J K Rowling and Ian McEwan were the big winners at this year's Galaxy British Book Awards, with Rowling taking home the Outstanding Achievement award. The award was Rowling's fifth Nibbie win, having previously won the children's book category twice, as well as the author and book of the year categories. Prime Minister Gordon Brown, who presented the award, said: "She has joined a distinguished line of British authors whose work has got the whole country reading, and whose books will be read for many years to come by successive generations."

McEwan, meanwhile, was crowned the Author of the Year for On Chesil Beach (Cape) which was also named the Book of the Year. Other winners were Russell Brand, whose My Booky Wook (Hodder) won the biography category; Khaled Hosseini, whose A Thousand Splendid Suns (Bloomsbury) was voted the "Richard & Judy" Best Read by the general public; and crime writer Patricia Cornwell, who won the crime thriller award for her novel Book of the Dead (Little, Brown).

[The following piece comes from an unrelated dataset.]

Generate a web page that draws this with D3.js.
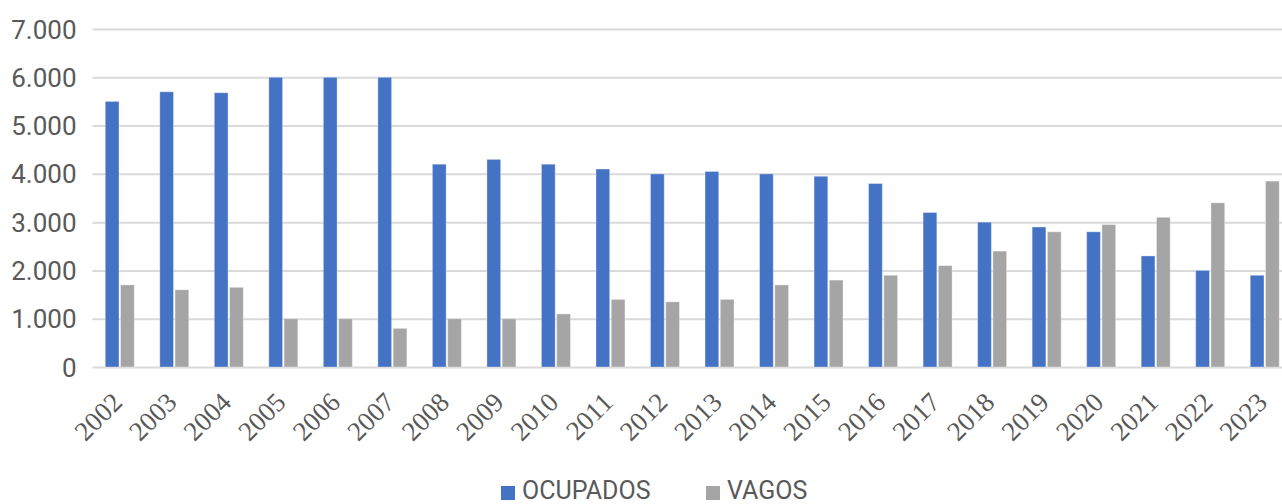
<!DOCTYPE html>
<meta charset="utf-8">
<head>
<title>Ocupados e vagos</title>
<script src="https://cdn.jsdelivr.net/npm/d3@7"></script>
<style>
  body { margin: 0; background: #fff; }
</style>
</head>
<body>
<div id="chart"></div>
<script>
  // data
  var years = ["2002","2003","2004","2005","2006","2007","2008","2009","2010","2011","2012",
               "2013","2014","2015","2016","2017","2018","2019","2020","2021","2022","2023"];
  var ocupados = [5500,5700,5680,6000,6000,6000,4200,4300,4200,4100,4000,
                  4050,4000,3950,3800,3200,3000,2900,2800,2300,2000,1900];
  var vagos = [1700,1600,1650,1000,1000,800,1000,1000,1100,1400,1350,
               1400,1700,1800,1900,2100,2400,2800,2950,3100,3400,3850];
  var seriesNames = ["OCUPADOS", "VAGOS"];
  var seriesColors = ["#4472C4", "#A5A5A5"];
  var yTicks = [0,1000,2000,3000,4000,5000,6000,7000];

  var width = 1282, height = 504;
  // the plot area runs a little past the right edge of the picture
  var margin = {top: 29, right: -10, bottom: 137, left: 92.5};

  var svg = d3.select("#chart").append("svg")
      .attr("width", width)
      .attr("height", height);

  var x = d3.scaleBand()
      .domain(years)
      .range([margin.left, width - margin.right]);

  var groupW = 29;
  var inner = d3.scaleBand()
      .domain(seriesNames)
      .range([0, groupW])
      .paddingInner(0.1);

  var y = d3.scaleLinear()
      .domain([0, 7000])
      .range([height - margin.bottom, margin.top]);

  var fmt = function(d) { return d3.format(",")(d).replace(/,/g, "."); };

  // gridlines + y labels
  var yAxis = svg.append("g")
      .attr("transform", "translate(" + margin.left + ",0)")
      .call(d3.axisLeft(y).tickValues(yTicks).tickFormat(fmt)
            .tickSize(-(width - margin.left - margin.right)).tickPadding(16));
  yAxis.select(".domain").remove();
  yAxis.selectAll("line").attr("stroke", "#D9D9D9").attr("stroke-width", 2);
  yAxis.selectAll("text")
      .attr("dy", "0.35em")
      .attr("font-family", "Roboto, sans-serif")
      .attr("font-size", 26)
      .attr("fill", "#595959");

  // bars
  var rows = years.map(function(yr, i) {
    return {year: yr, values: [ocupados[i], vagos[i]]};
  });

  var groups = svg.append("g").selectAll("g")
      .data(rows)
      .enter().append("g")
      .attr("transform", function(d) { return "translate(" + (x(d.year) + (x.bandwidth() - groupW) / 2) + ",0)"; });

  groups.selectAll("rect")
      .data(function(d) { return d.values.map(function(v, j) { return {name: seriesNames[j], v: v, c: seriesColors[j]}; }); })
      .enter().append("rect")
      .attr("x", function(d) { return inner(d.name); })
      .attr("width", inner.bandwidth())
      .attr("y", function(d) { return y(d.v); })
      .attr("height", function(d) { return y(0) - y(d.v); })
      .attr("fill", function(d) { return d.c; })
      .attr("stroke", "#ffffff")
      .attr("stroke-opacity", 0.35)
      .attr("stroke-width", 1);

  // x labels (serif, rotated), placed from the band scale
  svg.append("g").selectAll("text")
      .data(years)
      .enter().append("text")
      .style("font-family", "'Liberation Serif', 'Times New Roman', serif")
      .style("font-size", "27px")
      .style("fill", "#595959")
      .attr("text-anchor", "end")
      .attr("transform", function(d) {
        return "translate(" + (x(d) + x.bandwidth() / 2 + 4) + "," + (y(0) + 37) + ") rotate(-45)";
      })
      .text(function(d) { return d; });

  // legend
  var legend = svg.append("g");
  var legendX = [501, 706];
  seriesNames.forEach(function(name, i) {
    legend.append("rect")
        .attr("x", legendX[i]).attr("y", 486)
        .attr("width", 14).attr("height", 14)
        .attr("fill", seriesColors[i]);
    legend.append("text")
        .attr("x", legendX[i] + 21).attr("y", 499)
        .attr("font-family", "Roboto, sans-serif")
        .attr("font-size", 25)
        .attr("fill", "#595959")
        .text(name);
  });
</script>
</body>
</html>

Tindal Street Press author Catherine O'Flynn took home the Waterstone's Newcomer of the Year accolade for her novel What Was Lost. Ewan McGregor and Charley Boorman secured the popular non-fiction price for Long Way Down (Sphere), and the popular fiction award went to Kim Edwards for The Memory Keeper's Daughter (Penguin). Geri Halliwell presented children's author Francesca Simon with the Children's Book of the Year for Horrid Henry and the Abominable Snowman (Orion). She beat controversial nominee Katie Price, who was shortlisted for My Pony Care Book (Random House).

The awards ceremony will be broadcast on Channel 4 this Sunday (13th April), at 4.40pm.